Bay Networks, Inc.
- Company type: Public
- Traded as: NYSE: BAY (1996-1998) ; Nasdaq: BNET (1994-1996);
- Industry: Telecommunications
- Predecessor: Wellfleet Communications; SynOptics;
- Founded: July 1994; 31 years ago
- Fate: Acquired by Northern Telecom
- Successor: Nortel Networks
- Headquarters: Billerica, Massachusetts, US; Santa Clara, California, US;
- Area served: Worldwide
- Key people: Paul Severino; Andy Ludwick; Dave House;
- Products: Router Products Technology, Network Management, Remote Access Servers, Internet/Intranet CPE & Applications, Data Over Cable Products, Digital Signal Processing Technology
- Members: Dave House, Ex-CEO
- Website: baynetworks.com at the Wayback Machine (archived 1996-10-29)

= Bay Networks =

Former network hardware business enterprise

Bay Networks, Inc., was a network hardware vendor formed through the merger of Santa Clara, California, based SynOptics Communications and Billerica, Massachusetts based Wellfleet Communications on July 6, 1994. SynOptics was an important early innovator of Ethernet products, having developed a pre-standard twisted pair 10 Mbit/s Ethernet product and a modular Ethernet hub product that dominated the enterprise networking market. Wellfleet was an important competitor to Cisco Systems in the router market, ultimately commanding up to a 20% market share of the network router business worldwide. The combined company was renamed Bay Networks, as SynOptics was based in the San Francisco Bay Area and Wellfleet in Greater Boston, nearby to Massachusetts Bay.

==Acquisitions==
Bay Networks expanded its product line both through internal development and acquisition, acquiring the following companies during the course of its existence:

- Centillion Networks, Inc. (May, 1995) – Provided Asynchronous Transfer Mode switching and Token Ring technology.
- Xylogics, Inc. (December, 1995) – Remote access technologies.
- Performance Technology (March, 1996) – LAN-to-WAN access technology.
- ARMON Networking, Ltd. (July, 1996) – RMON and RMON2 network management technology.
- LANcity Corporation (October, 1996) – Cable modem technology.
- Penril Datability Networks (November, 1996) – Dial-up modems and remote access products based on Digital Signal Processing technology.
- NetICs, Inc. (December, 1996) – ASIC-based Fast Ethernet switching technology.
- ISOTRO Network Management, Inc. (April, 1997) – DNS and DHCP technologies.
- Rapid City Communications (June, 1997) – Gigabit Ethernet switching and routing technology.
- New Oak Communications (January, 1998) – Provided VPN technology to Bay Networks product line.
- Netsation Corp. (February, 1998) – Technology was used to augment Bay Networks Optivity network management system.
- NetServe GmbH (July, 1998) – VoIPX technology

==Acquisition by Nortel==
Bay Networks was acquired by Northern Telecom in June 1998 for US$ 9.1 billion, broadening Nortel's reach from its traditional carrier customer base into enterprise data networking. Reflective of this expanded product set and market, Nortel renamed itself Nortel Networks after the merger. In December 2009, as part of its bankruptcy proceedings, Nortel sold its Enterprise Networking equipment and software business to Avaya. The sale included a few remaining Bay Networks products that were still active in Nortel's portfolio at the time of the sale, such as the Ethernet Switch 450 and Backbone Concentrator Node (BCN) router.
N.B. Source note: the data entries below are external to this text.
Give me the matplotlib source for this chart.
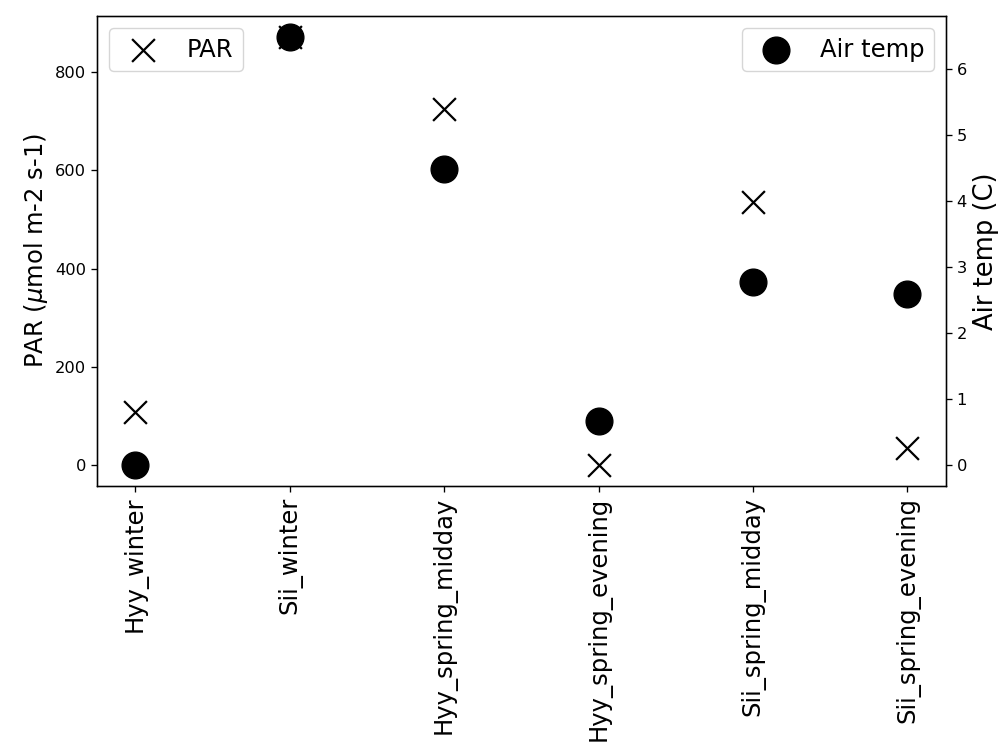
import matplotlib
matplotlib.use("Agg")
import matplotlib.pyplot as plt

# site/period categories
cases = ["Hyy_winter", "Sii_winter", "Hyy_spring_midday",
         "Hyy_spring_evening", "Sii_spring_midday", "Sii_spring_evening"]
# PAR (umol m-2 s-1) and air temperature (C)
par = [107, 872, 726, 0, 535, 35]
air_temp = [0.0, 6.48, 4.48, 0.67, 2.77, 2.59]

plt.rcParams["axes.linewidth"] = 0.95
fig, ax = plt.subplots(figsize=(9.98, 7.49), dpi=100)
fig.subplots_adjust(left=0.097, right=0.948, top=0.979, bottom=0.351)

ax.scatter(cases, par, marker="x", s=270, c="k", linewidths=1.6, label="PAR")
ax.set_ylabel(r"PAR ($\mu$mol m-2 s-1)", fontsize=17.5)
ax.tick_params(axis="y", labelsize=11.7, length=4.1, width=0.95)
ax.tick_params(axis="x", labelrotation=90, labelsize=17.5, length=4.1, width=0.95)
ax.legend(loc="upper left", fontsize=17.5)

ax2 = ax.twinx()
ax2.scatter(cases, air_temp, marker="o", s=370, c="k", label="Air temp")
ax2.set_ylabel("Air temp (C)", fontsize=18.5)
ax2.tick_params(axis="y", labelsize=11.7, length=4.1, width=0.95)
ax2.legend(loc="upper right", fontsize=17.5)

fig.savefig("out.png")
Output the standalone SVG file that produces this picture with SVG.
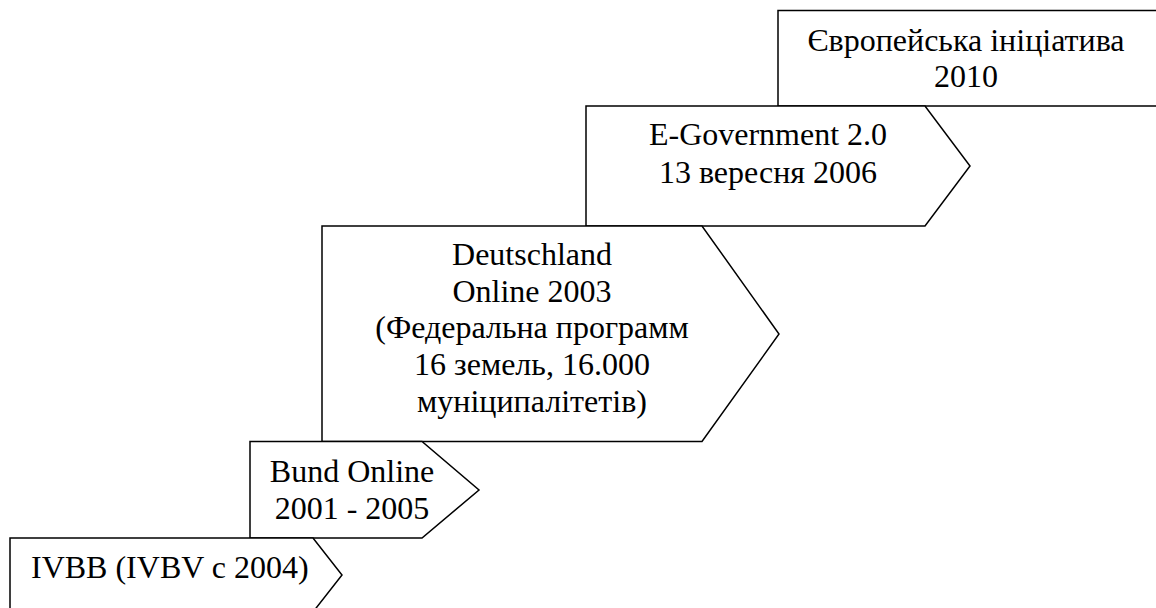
<svg xmlns="http://www.w3.org/2000/svg" width="1156" height="608" viewBox="0 0 1156 608">
<style>
.s{fill:#fff;stroke:#000;stroke-width:1.5;stroke-linejoin:miter}
text{font-family:"Liberation Serif","Times New Roman",serif;font-size:32px;fill:#000}
.c{text-anchor:middle}
</style>
<rect width="1156" height="608" fill="#fff"/>
<g id="n-europe"><polygon class="s" points="778,10.5 1170,10.5 1170,106 778,106"/><text class="c" x="966" y="51">Європейська ініціатива</text><text class="c" x="966" y="87">2010</text></g>
<g id="n-egov"><polygon class="s" points="586,106 925,106 970,166 925,226 586,226"/><text class="c" x="768" y="145">E-Government 2.0</text><text class="c" x="768" y="183">13 вересня 2006</text></g>
<g id="n-deutschland"><polygon class="s" points="322,226 702,226 779,334 702,441.5 322,441.5"/><text class="c" x="532" y="265">Deutschland</text><text class="c" x="532" y="302">Online 2003</text><text class="c" x="532" y="338">(Федеральна программ</text><text class="c" x="532" y="375">16 земель, 16.000</text><text class="c" x="532" y="412">муніципалітетів)</text></g>
<g id="n-bund"><polygon class="s" points="250,441.5 422,441.5 479,490 422,538 250,538"/><text class="c" x="352" y="482">Bund Online</text><text class="c" x="352" y="519">2001 - 2005</text></g>
<g id="n-ivbb"><polygon class="s" points="10,538 313,538 342,575 313,612 10,612"/><text x="31" y="578">IVBB (IVBV с 2004)</text></g>
<g id="connectors"></g>
</svg>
The Bay Networks product Small office/home office line survives to this day as the Netgear products that are widely sold by electronics retailers. Example products include Gigabit Ethernet switches, cable modems, print servers, and similar inexpensive, consumer-oriented networking equipment. Bay Networks had originally launched Netgear as a product line/division in January 1996, but the product line was not core to the newly formed Nortel Networks operations and so was spun out as a standalone company in September 1999.